2.2.2. Diasporas et langues de diasporas

Une diaspora caractérise un peuple qui a quitté en masse et de manière forcée, souvent pour sa propre survie, son pays d’origine, pour des raisons politiques, géopolitiques, économiques ou religieuses par exemple. Ce sont des personnes qui sont souvent traumatisées d’avoir eu à quitter leur pays de force, même si c’est pour leur bien et leur sécurité, et qui doivent donc tout reconstruire dans un pays inconnu, qui devient leur nouveau pays de résidence. Il leur faut ainsi établir de nouveaux repères, s’accoutumer à ce nouveau pays, à un nouveau climat, de nouvelles personnes, une nouvelle culture, de nouvelles traditions et coutumes, une nouvelle façon de vivre, et bien évidemment une nouvelle langue, puisque même s’ils n’en prennent pas conscience au départ, ils se rendent compte au fil des années qu’un retour au pays d’origine est impossible.

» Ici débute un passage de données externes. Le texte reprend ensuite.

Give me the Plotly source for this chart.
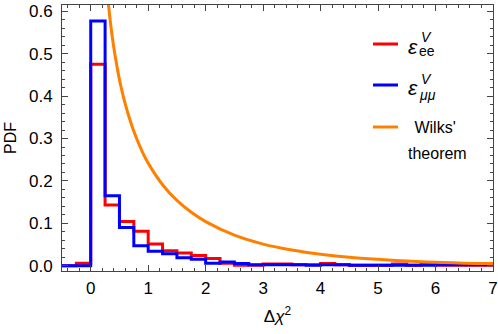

Le réflexe des « diasporiques » est alors avant tout de se regrouper spontanément entre personnes de même histoire, de même origine. Toutes ces nouveautés étant effrayantes et parfois longues à acquérir, ils ont besoin de réconfort et tout simplement de la présence de ceux qui partagent une expérience identique et qui traversent les mêmes difficultés.

Les diasporiques ont ainsi tendance à se regrouper par exemple spatialement (mêmes villes, mêmes banlieues, mêmes quartiers...) ou culturellement autour d’associations, de lieux de culte, de manifestations diverses, mais aussi autour de la langue et de tous les moyens de communication qui peuvent la véhiculer (medias, livres, écoles...). Ils essayent de conserver leurs spécificités et leur mémoire collective tout en s’adaptant à la société d’accueil.

Voici ce que dit Bruneau (1995 : 20) pour illustrer le contraste entre un peuple vivant dans son propre pays et un peuple déraciné :

‘Un peuple qui vit sur son territoire d’origine, sur lequel sa nation s’est constituée dans l’histoire, a constamment sous ses yeux les signes, les symboles, les témoignages concrets de son passé (paysage, monuments, villages, villes). Un peuple en diaspora, au contraire, n’en dispose pas dans son expérience quotidienne et doit les rechercher dans sa mémoire collective et individuelle. Il cherchera si possible à les reconstituer au moins partiellement sur son territoire d’accueil. Son territoire d’origine vit dans sa mémoire. C’est une référence obligatoire dont il ne peut se passer. On comprend ainsi l’importance des associations à référence territoriale (régionale ou locale) dans les différentes diasporas.’

Tous les moyens sont donc bons pour cultiver et garder en vie cette mémoire qui représente le pays d’origine et qui maintient ce qui est arménien. Une notion nous semble primordiale à retenir : pour les Arméniens, comme pour d’autres peuples qui ont migré, on ne peut considérer qu’il existe une seule et unique diaspora. Il serait beaucoup trop réducteur et même faux de regrouper tous les Arméniens dans un seul groupe, étant donné qu’il y a eu, ne serait-ce que pour le cas de la France, plusieurs vagues de migration, de provenance et d’histoire extrêmement diverses. Nous nous en rendons compte si nous prenons les trois principaux flux migratoires qui sont, du plus ancien au plus récent : l’arrivée des Arméniens du génocide, l’arrivée des Arméniens d’Iran et l’arrivée des Arméniens d’Arménie. Trois périodes, trois histoires, trois causes complètement différentes qui peuvent expliquer d’ailleurs des intégrations tout aussi divergentes. Un des meilleurs indices à notre disposition pour montrer ces oppositions est la langue. Il serait en effet simpliste de croire qu’une diaspora possède une seule langue. Nous constatons que pour les Arméniens ce n’est pas le cas puisque les deux variantes actualisées sous forme de divers dialectes cohabitent en France. Nous avons donc plusieurs diasporas arméniennes en France, chacune ayant son histoire et ses dialectes propres. Même si nous gardons le terme de diaspora au singulier pour plus de facilité, il représentera à tout moment dans notre étude les différents sous-groupes qui existent.